◆ **SUPPLIED MATERIAL**:
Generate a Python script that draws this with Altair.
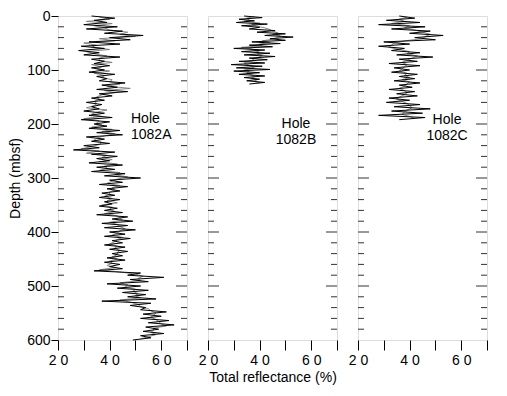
import altair as alt
import pandas as pd

# ---------------- data ----------------
depth_a = list(range(0, 601, 4))
refl_a = [
    33, 42, 34, 39, 30, 43, 31, 45, 38, 53,
    40, 48, 32, 44, 29, 38, 28, 36, 30, 44,
    33, 38, 34, 40, 33, 38, 32, 42, 35, 39,
    36, 46, 37, 43, 35, 47, 36, 41, 33, 38,
    31, 37, 33, 36, 30, 38, 32, 41, 29, 40,
    34, 39, 32, 44, 35, 45, 31, 38, 33, 40,
    30, 36, 26, 42, 33, 43, 35, 40, 32, 45,
    35, 42, 33, 46, 38, 52, 40, 45, 36, 47,
    39, 44, 37, 42, 36, 44, 38, 41, 36, 43,
    38, 45, 35, 47, 41, 49, 37, 47, 38, 50,
    40, 46, 38, 48, 41, 45, 38, 46, 40, 47,
    41, 45, 39, 46, 38, 44, 40, 45, 34, 52,
    47, 61, 48, 55, 39, 52, 43, 55, 45, 54,
    47, 58, 37, 56, 48, 54, 52, 62, 53, 60,
    52, 63, 55, 65, 54, 59, 53, 61, 52, 56,
    49,
]
depth_a2 = list(range(2, 599, 4))
refl_a2 = [
    36, 40, 31, 41, 34, 38, 40, 47, 44, 50,
    36, 42, 30, 35, 33, 40, 31, 34, 39, 36,
    36, 41, 33, 37, 35, 40, 34, 38, 37, 41,
    40, 44, 39, 48, 38, 42, 37, 35, 36, 34,
    35, 34, 31, 39, 35, 33, 37, 30, 36, 35,
    37, 33, 41, 37, 42, 38, 35, 34, 37, 36,
    33, 29, 36, 31, 39, 37, 41, 36, 43, 38,
    39, 36, 44, 42, 47, 43, 41, 39, 44, 41,
    42, 40, 40, 38, 41, 39, 43, 37, 41, 40,
    42, 38, 43, 44, 45, 40, 43, 44, 46, 44,
    43, 41, 45, 43, 42, 40, 43, 42, 44, 43,
    43, 41, 43, 40, 41, 39, 42, 36, 44, 50,
    53, 51, 52, 44, 47, 46, 50, 49, 51, 50,
    52, 44, 48, 51, 52, 55, 56, 58, 57, 56,
    58, 59, 60, 62, 57, 57, 56, 58, 55, 52,
]

depth_b = list(range(0, 127, 3))
refl_b = [
    34, 41, 32, 38, 31, 43, 33, 40, 36, 46,
    39, 50, 42, 53, 44, 50, 37, 48, 36, 45,
    30, 42, 33, 44, 34, 46, 36, 43, 32, 42,
    29, 41, 31, 44, 30, 40, 32, 42, 34, 40,
    35, 42, 36,
]
depth_b2 = list(range(1, 127, 3))
refl_b2 = [
    38, 35, 36, 34, 40, 37, 39, 42, 44, 45,
    47, 45, 48, 47, 45, 41, 44, 40, 41, 33,
    37, 38, 40, 39, 41, 40, 37, 38, 35, 34,
    36, 37, 38, 34, 36, 35, 37, 38, 37, 39,
    38, 40,
]

depth_c = list(range(0, 193, 4))
refl_c = [
    36, 42, 31, 44, 28, 46, 33, 48, 40, 53,
    42, 50, 30, 40, 28, 38, 33, 44, 35, 49,
    36, 43, 32, 44, 34, 40, 33, 43, 36, 42,
    34, 44, 36, 41, 32, 42, 35, 43, 32, 40,
    31, 44, 34, 48, 33, 45, 28, 46, 36,
]
depth_c2 = list(range(2, 191, 4))
refl_c2 = [
    39, 36, 38, 33, 40, 38, 42, 45, 48, 46,
    45, 38, 34, 33, 32, 36, 40, 39, 43, 41,
    39, 37, 39, 38, 37, 36, 39, 38, 40, 37,
    40, 39, 38, 36, 38, 39, 38, 36, 35, 37,
    39, 40, 41, 39, 38, 37, 40, 42,
]

holes = ["Hole\n1082A", "Hole\n1082B", "Hole\n1082C"]
label_x = [48.3, 54.1, 54.5]
label_depth = [178, 187, 180]
label_align = ["left", "center", "center"]

x_ticks = [20, 30, 40, 50, 60, 70]
depth_major = [0, 100, 200, 300, 400, 500, 600]
depth_minor = [d for d in range(20, 600, 20) if d % 100 != 0]
depth_major_inner = [100, 200, 300, 400, 500]

FONT = "Liberation Sans"
W, H = 129, 324

yscale = alt.Scale(domain=[0, 600], reverse=True, nice=False, zero=False)
xscale = alt.Scale(domain=[20, 70], nice=False, zero=False)


def make_panel(depths, refl, depths2, refl2, idx, show_y, x_title):
    df = pd.DataFrame({"depth": depths, "refl": refl})
    df2 = pd.DataFrame({"depth": depths2, "refl": refl2})
    if show_y:
        yaxis = alt.Axis(values=depth_major, tickSize=7, labelPadding=1,
                         labelFontSize=14, labelFlush=False, labelColor="black",
                         title="Depth (mbsf)", titleFontSize=14,
                         titleFontWeight="normal", titlePadding=4,
                         titleColor="black", domain=False, grid=False,
                         tickColor="black")
    else:
        yaxis = None
    xaxis = alt.Axis(values=x_ticks,
                     labelExpr="datum.value % 20 === 0 ? join(split(datum.label, ''), ' ') : ''",
                     tickSize=10, labelPadding=3, labelFontSize=14,
                     labelFlush=False, labelOverlap=False, labelColor="black",
                     title=x_title if x_title else None,
                     titleFontSize=14, titleFontWeight="normal",
                     titlePadding=3, titleColor="black",
                     domain=False, grid=False, tickColor="black")

    gray = alt.Chart(df2).mark_line(color="#7a7a7a", strokeWidth=0.9).encode(
        x=alt.X("refl:Q", scale=xscale, axis=xaxis),
        y=alt.Y("depth:Q", scale=yscale, axis=yaxis),
        order="depth:Q",
    )
    line = alt.Chart(df).mark_line(color="#000000", strokeWidth=1.0).encode(
        x=alt.X("refl:Q", scale=xscale, axis=xaxis),
        y=alt.Y("depth:Q", scale=yscale, axis=yaxis),
        order="depth:Q",
    )

    minor_df = pd.DataFrame({"depth": depth_minor})
    major_df = pd.DataFrame({"depth": depth_major_inner})

    def rules(data, x0, x1):
        return alt.Chart(data).mark_rule(color="#333333", strokeWidth=1).encode(
            y=alt.Y("depth:Q", scale=yscale, axis=yaxis),
            x=alt.value(x0), x2=alt.value(x1),
        )

    layers = [gray, line,
              rules(minor_df, 0, 6),
              rules(minor_df, W - 6, W),
              rules(major_df, W - 11, W)]
    if not show_y:
        layers.append(rules(major_df, 0, 11))

    lab_df = pd.DataFrame({"refl": [label_x[idx]], "depth": [label_depth[idx]],
                           "txt": [holes[idx]]})
    text = alt.Chart(lab_df).mark_text(
        align=label_align[idx], baseline="top", fontSize=14, font=FONT,
        lineBreak="\n", lineHeight=16, color="black",
    ).encode(
        x=alt.X("refl:Q", scale=xscale, axis=xaxis),
        y=alt.Y("depth:Q", scale=yscale, axis=yaxis),
        text="txt:N",
    )
    layers.append(text)
    return alt.layer(*layers).properties(width=W, height=H)


pa = make_panel(depth_a, refl_a, depth_a2, refl_a2, 0, True, None)
pb = make_panel(depth_b, refl_b, depth_b2, refl_b2, 1, False, "Total reflectance (%)")
pc = make_panel(depth_c, refl_c, depth_c2, refl_c2, 2, False, None)

chart = alt.hconcat(pa, pb, pc, spacing=21, bounds="flush").properties(
    padding={"left": 0, "top": 0, "right": 0, "bottom": 0}
).configure_view(
    stroke="#333333", strokeWidth=1
).configure_axis(
    labelFont=FONT, titleFont=FONT
).configure(background="white")

chart.save("out.html", embed_options={"renderer": "svg", "actions": False})
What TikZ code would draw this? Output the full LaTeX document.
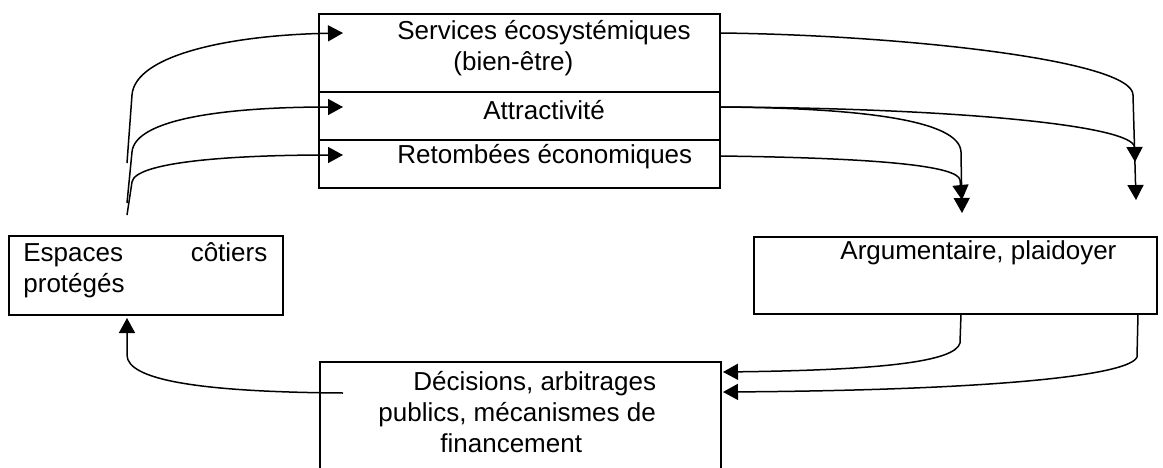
\documentclass[tikz,border=0pt]{standalone}
\usepackage{fontspec}
\setmainfont{Liberation Sans}
\usetikzlibrary{arrows.meta}

\begin{document}
\begin{tikzpicture}[x=0.5pt, y=-0.5pt, every node/.style={font=\fontsize{13}{15.5}\selectfont, inner sep=0pt}, box/.style={draw, line width=1pt, minimum width=200.5pt}, flow/.style={line width=0.75pt, -{Triangle[length=7.5pt,width=8pt]}}]
\useasboundingbox (0,0) rectangle (1163,467);
\clip (0,0) rectangle (1163,467);
\begin{scope}
\node[box, minimum height=39pt] (serv) at (519.5,53) {};
\node[box, minimum height=24pt] (attr) at (519.5,116) {};
\node[box, minimum height=24pt] (reto) at (519.5,164) {};
\node[box, minimum width=137pt, minimum height=39.5pt] (esp) at (146,275.5) {};
\node[box, minimum width=201.5pt, minimum height=38.5pt] (arg) at (955.5,275.5) {};
\node[box, minimum height=68pt] (dec) at (520.5,430) {};
\end{scope}
\begin{scope}[every node/.append style={anchor=west}]
\node[align=left] (servtxt) at (397,48) {Services écosystémiques\\\hspace*{28pt}(bien-être)};
\node (attrtxt) at (483,110) {Attractivité};
\node (retotxt) at (397,157) {Retombées économiques};
\node[text width=122pt, align=left] (esptxt) at (23,270.5) {Espaces\hfill côtiers\\protégés};
\node (argtxt) at (840,253) {Argumentaire, plaidoyer};
\node[align=left] (dectxt) at (378,412.5) {\hspace*{17.5pt}Décisions, arbitrages\\publics, mécanismes de\\\hspace*{31pt}financement};
\end{scope}
% free ends
\coordinate (l1) at (127,163);
\coordinate (l2) at (127,203);
\coordinate (l3) at (127,215);
\coordinate (servin) at (343,33);
\coordinate (attrin) at (343,107);
\coordinate (retoin) at (343,155);
\coordinate (servout) at (720,33);
\coordinate (attrout) at (720,107);
\coordinate (retoout) at (720,156);
\coordinate (a1) at (962,213);
\coordinate (a2) at (962,200);
\coordinate (a3) at (1136,200);
\coordinate (a4) at (1135,162);
\coordinate (argout1) at (961,314);
\coordinate (argout2) at (1138,314);
\coordinate (decin1) at (723,372);
\coordinate (decin2) at (723,392);
\coordinate (decout) at (343,393);
\coordinate (espin) at (127,318);
\begin{scope}
\draw[flow] (l1) -- (132,95) .. controls (135,55) and (230,35) .. (servin);
\draw[flow] (l2) -- (132,152) .. controls (135,118) and (230,107) .. (attrin);
\draw[flow] (l3) -- (132,182) .. controls (135,162) and (230,155) .. (retoin);
\draw[flow] (servout) .. controls (900,35) and (1133,60) .. (1133,95) -- (a3);
\draw[flow] (attrout) .. controls (950,108) and (1134,125) .. (a4);
\draw[flow] (attrout) .. controls (860,108) and (960,120) .. (961,152) -- (a1);
\draw[flow] (retoout) .. controls (880,158) and (958,166) .. (960,180) -- (a2);
\draw[flow] (argout1) -- (960,343) .. controls (955,362) and (880,370) .. (decin1);
\draw[flow] (argout2) -- (1137,357) .. controls (1130,375) and (1000,390) .. (decin2);
\draw[flow] (decout) .. controls (200,392) and (127,380) .. (127,355) -- (espin);
\end{scope}
\end{tikzpicture}
\end{document}
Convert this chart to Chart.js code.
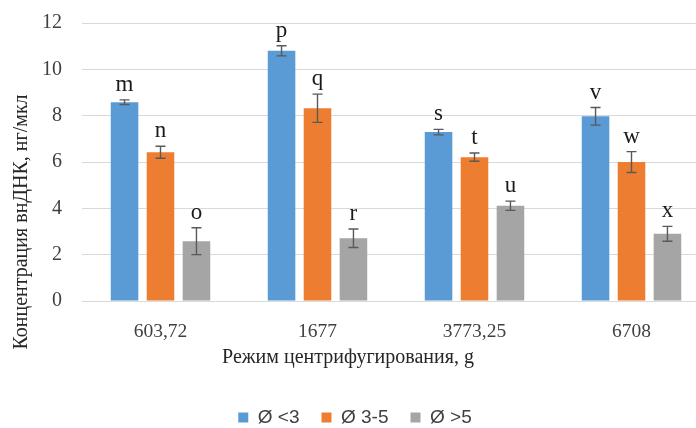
<!DOCTYPE html>
<html lang="ru">
<head>
<meta charset="utf-8">
<title>Концентрация внДНК</title>
<script src="https://cdn.jsdelivr.net/npm/chart.js@4.4.1/dist/chart.umd.min.js"></script>
<style>
  html, body { margin: 0; padding: 0; background: #ffffff; overflow: hidden; }
  canvas { display: block; }
</style>
</head>
<body>
<canvas id="chart" width="712" height="437"></canvas>
<script>
// Centrifugation modes (g) and cfDNA concentration, ng/µl
const categories = ['603,72', '1677', '3773,25', '6708'];
const seriesNames = ['Ø <3', 'Ø 3-5', 'Ø >5'];

const valuesSmall = [8.58, 10.80, 7.29, 7.97];
const valuesMid   = [6.42, 8.32, 6.21, 6.00];
const valuesLarge = [2.58, 2.71, 4.11, 2.90];

const errSmall = [0.10, 0.22, 0.12, 0.38];
const errMid   = [0.26, 0.61, 0.18, 0.45];
const errLarge = [0.58, 0.40, 0.20, 0.32];

const lettersSmall = ['m', 'p', 's', 'v'];
const lettersMid   = ['n', 'q', 't', 'w'];
const lettersLarge = ['o', 'r', 'u', 'x'];

const yTicks = [0, 2, 4, 6, 8, 10, 12];

const colors = ['#5B9BD5', '#ED7D31', '#A5A5A5'];
const serif = '"Liberation Serif", "Times New Roman", serif';
const sans = '"Liberation Sans", Arial, sans-serif';

const valueSets = [valuesSmall, valuesMid, valuesLarge];
const errorSets = [errSmall, errMid, errLarge];
const letterSets = [lettersSmall, lettersMid, lettersLarge];

// Error bars with caps and the significance letters above them
const errorBarPlugin = {
  id: 'errorBars',
  afterDatasetsDraw(chart) {
    const ctx = chart.ctx;
    const yScale = chart.scales.y;
    chart.data.datasets.forEach((ds, i) => {
      const meta = chart.getDatasetMeta(i);
      meta.data.forEach((bar, j) => {
        const v = ds.data[j];
        const e = ds.errors[j];
        const x = bar.x;
        const yTop = yScale.getPixelForValue(v + e);
        const yBot = yScale.getPixelForValue(v - e);
        ctx.save();
        ctx.strokeStyle = '#595959';
        ctx.lineWidth = 1.4;
        ctx.beginPath();
        ctx.moveTo(x, yTop); ctx.lineTo(x, yBot);
        ctx.moveTo(x - 5, yTop); ctx.lineTo(x + 5, yTop);
        ctx.moveTo(x - 5, yBot); ctx.lineTo(x + 5, yBot);
        ctx.stroke();
        ctx.fillStyle = '#1a1a1a';
        ctx.font = '23px ' + serif;
        ctx.textAlign = 'center';
        ctx.textBaseline = 'alphabetic';
        ctx.fillText(ds.letters[j], x, yTop - 9);
        ctx.restore();
      });
    });
  }
};

// Axis titles
const axisTitlePlugin = {
  id: 'axisTitles',
  afterDraw(chart) {
    const ctx = chart.ctx;
    ctx.save();
    ctx.fillStyle = '#262626';
    ctx.font = '20px ' + serif;
    ctx.textAlign = 'center';
    ctx.textBaseline = 'middle';
    ctx.fillText('Режим центрифугирования, g', 348, 358);
    ctx.translate(22, 222);
    ctx.rotate(-Math.PI / 2);
    ctx.fillText('Концентрация внДНК, нг/мкл', 0, 0);
    ctx.restore();
  }
};

const LEGEND_FONT = 19;
const LEGEND_PAD = 22;
const CANVAS_H = 437;
const PLOT_TOP = 23;
const PLOT_BOTTOM = 301;

new Chart(document.getElementById('chart'), {
  type: 'bar',
  data: {
    labels: categories,
    datasets: seriesNames.map((name, i) => ({
      label: name,
      data: valueSets[i],
      errors: errorSets[i],
      letters: letterSets[i],
      backgroundColor: colors[i],
      borderWidth: 0,
      categoryPercentage: 0.687,
      barPercentage: 0.767
    }))
  },
  options: {
    responsive: false,
    devicePixelRatio: 1,
    animation: false,
    layout: { padding: { top: PLOT_TOP, right: 2, left: 0, bottom: 0 } },
    plugins: {
      tooltip: { enabled: false },
      legend: {
        position: 'bottom',
        labels: {
          boxWidth: 10,
          boxHeight: 10,
          padding: LEGEND_PAD,
          color: '#404040',
          font: { family: sans, size: LEGEND_FONT }
        }
      }
    },
    scales: {
      x: {
        grid: { display: false, drawTicks: false },
        border: { display: false },
        ticks: {
          color: '#404040',
          font: { family: serif, size: 19.5 },
          padding: 19,
          maxRotation: 0
        },
        afterFit(scale) {
          const legendH = LEGEND_FONT + LEGEND_PAD + 10;
          scale.height = CANVAS_H - legendH - PLOT_BOTTOM;
        }
      },
      y: {
        min: 0,
        max: 12,
        afterBuildTicks(scale) {
          scale.ticks = yTicks.map(v => ({ value: v }));
        },
        grid: { color: '#D9D9D9', lineWidth: 1, drawTicks: false },
        border: { display: false },
        ticks: {
          color: '#404040',
          font: { family: serif, size: 20 },
          padding: 20
        },
        afterFit(scale) {
          scale.width = 82;
          scale.paddingTop = 0;
          scale.paddingBottom = 0;
        }
      }
    }
  },
  plugins: [errorBarPlugin, axisTitlePlugin]
});
</script>
</body>
</html>
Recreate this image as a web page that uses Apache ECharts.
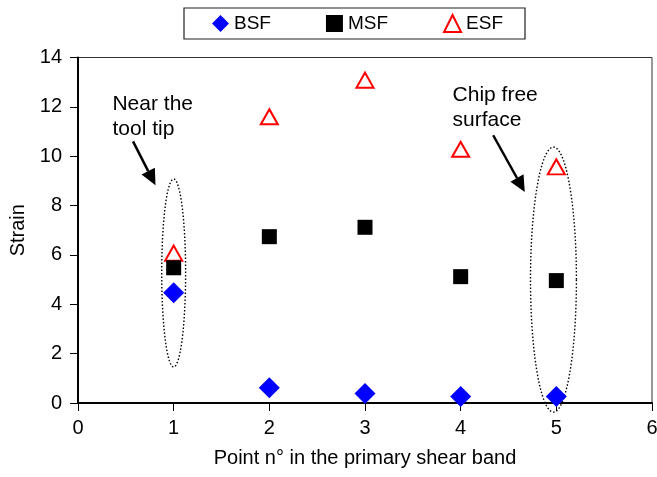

◆ **WHAT IS EXPECTED**:
From the listing above, copy out each line where the word "that" appears.

◆ **CORRECT RESPONSE**:
Generate a Python script that draws this with Altair.
Recreate this image as a web page that uses Apache ECharts.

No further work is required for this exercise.